Es ist unverständlich, wie man immer wieder derart oberflächlich argumentieren kann. Wer die Theologie so missbraucht, um grundlegende politische Reaktionsschemata einfach zu ignorieren, handelt grob fahrlässig und tut auch der Kirche damit keinen Dienst, weil sie auf diese Weise völlig unglaubwürdig wird.

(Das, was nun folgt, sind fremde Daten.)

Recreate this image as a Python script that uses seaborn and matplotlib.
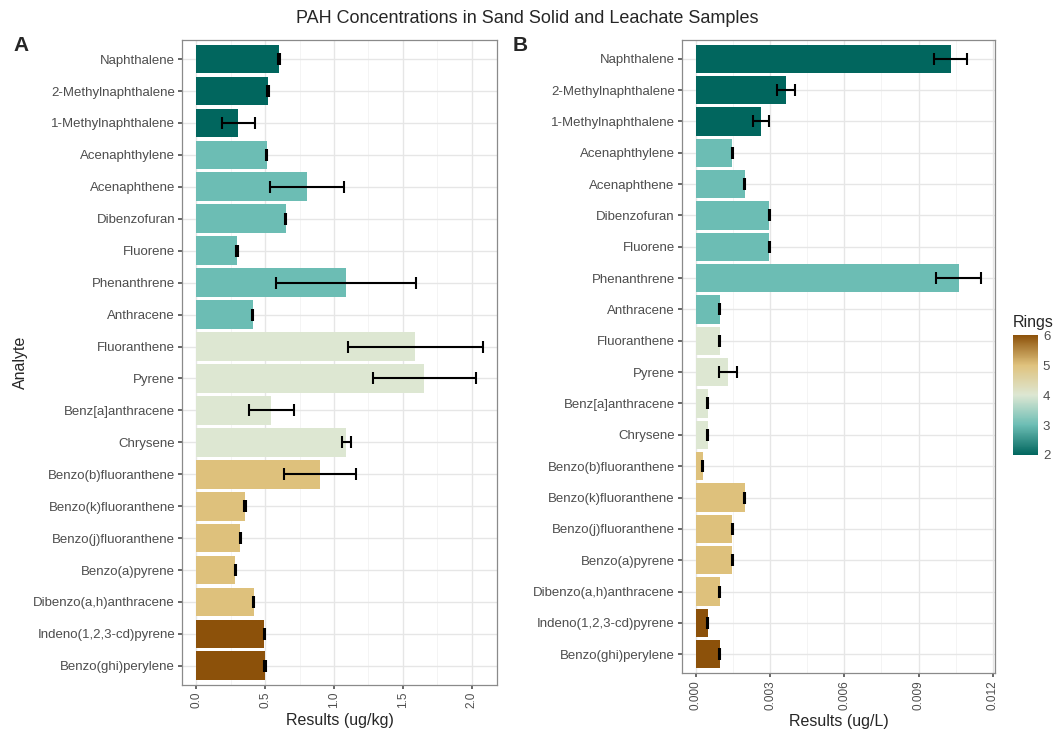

Ja, Jesus ging den friedlichen Weg. Dafür wurde er auch ermordet. Von den Imperialisten, den Römern. Und nach ihm zahlreiche christliche Märtyrer, tausende, vielleicht sogar noch mehr. Und diesen Weg wollen die Verfasser dieser Petition also allen Ernstes den Ukrainern empfehlen, während sie selbst im sicheren Hafen der NATO sitzen? Zynischer geht es gar nicht.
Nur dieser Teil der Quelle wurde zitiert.